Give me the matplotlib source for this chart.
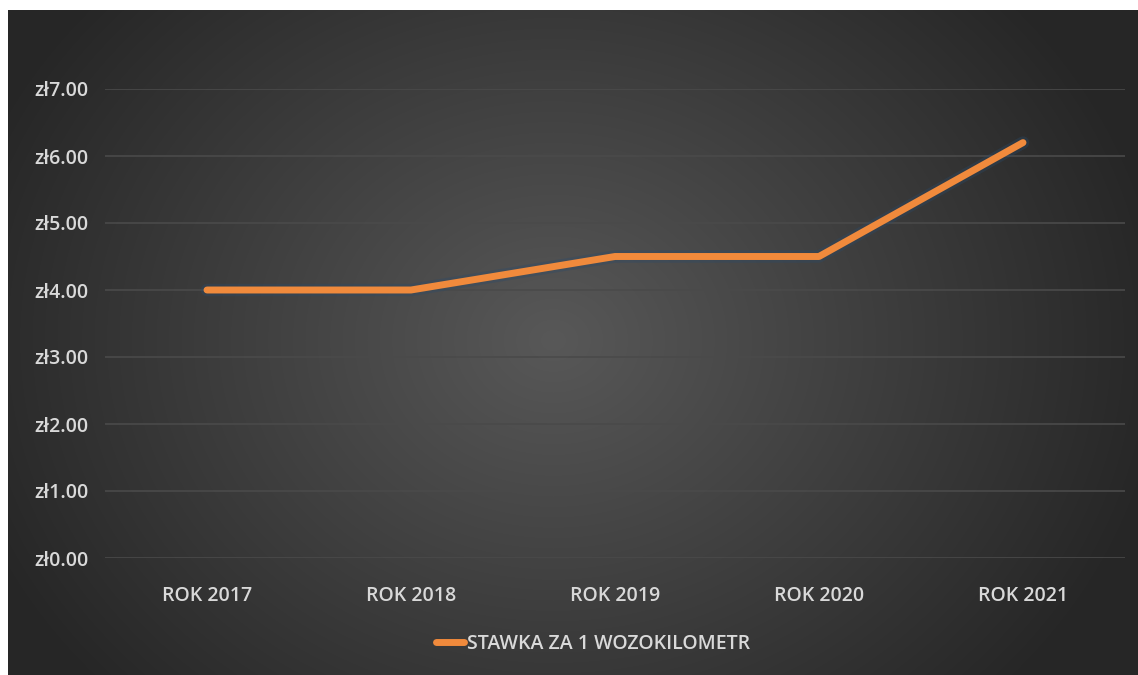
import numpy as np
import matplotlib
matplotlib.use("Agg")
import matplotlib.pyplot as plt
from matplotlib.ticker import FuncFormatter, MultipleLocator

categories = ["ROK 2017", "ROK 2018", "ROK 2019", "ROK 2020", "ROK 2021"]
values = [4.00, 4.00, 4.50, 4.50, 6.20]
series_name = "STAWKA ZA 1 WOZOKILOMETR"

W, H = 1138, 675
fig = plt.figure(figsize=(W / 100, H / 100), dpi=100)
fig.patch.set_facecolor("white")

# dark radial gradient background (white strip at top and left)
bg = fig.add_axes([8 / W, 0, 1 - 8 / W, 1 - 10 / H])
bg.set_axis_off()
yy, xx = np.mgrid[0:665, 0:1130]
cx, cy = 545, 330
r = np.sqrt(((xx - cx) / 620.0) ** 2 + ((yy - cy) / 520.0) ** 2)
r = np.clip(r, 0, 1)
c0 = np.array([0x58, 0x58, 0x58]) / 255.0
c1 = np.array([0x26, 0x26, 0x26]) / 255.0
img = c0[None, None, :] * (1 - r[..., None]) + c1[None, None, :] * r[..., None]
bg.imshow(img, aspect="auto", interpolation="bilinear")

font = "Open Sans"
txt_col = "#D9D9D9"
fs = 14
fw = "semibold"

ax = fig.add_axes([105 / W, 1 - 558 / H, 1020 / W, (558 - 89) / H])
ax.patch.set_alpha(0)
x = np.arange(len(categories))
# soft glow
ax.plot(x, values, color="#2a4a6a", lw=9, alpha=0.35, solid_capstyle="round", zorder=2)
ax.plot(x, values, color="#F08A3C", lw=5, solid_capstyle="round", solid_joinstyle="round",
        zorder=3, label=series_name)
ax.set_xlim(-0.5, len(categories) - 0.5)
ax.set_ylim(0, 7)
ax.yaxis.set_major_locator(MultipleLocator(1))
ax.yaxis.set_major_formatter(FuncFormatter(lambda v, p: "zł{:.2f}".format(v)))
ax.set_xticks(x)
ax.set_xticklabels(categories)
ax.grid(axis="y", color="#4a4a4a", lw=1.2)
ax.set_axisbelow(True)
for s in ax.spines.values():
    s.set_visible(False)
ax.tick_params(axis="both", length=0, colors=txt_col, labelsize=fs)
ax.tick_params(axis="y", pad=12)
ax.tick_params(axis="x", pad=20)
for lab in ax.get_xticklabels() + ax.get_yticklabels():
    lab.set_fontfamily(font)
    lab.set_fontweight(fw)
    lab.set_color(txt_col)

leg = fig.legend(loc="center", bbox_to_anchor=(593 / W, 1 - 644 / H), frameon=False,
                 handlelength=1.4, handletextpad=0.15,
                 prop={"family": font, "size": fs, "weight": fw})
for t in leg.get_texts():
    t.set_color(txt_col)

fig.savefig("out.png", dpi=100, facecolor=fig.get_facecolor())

→ **Exercise**
Print the data above verbatim from the first line through the line holding "from matplotlib.ticker import", leaving every picture out.

→ **Completed task**
Give me the matplotlib source for this chart.
import numpy as np
import matplotlib
matplotlib.use("Agg")
import matplotlib.pyplot as plt
from matplotlib.ticker import FuncFormatter, MultipleLocator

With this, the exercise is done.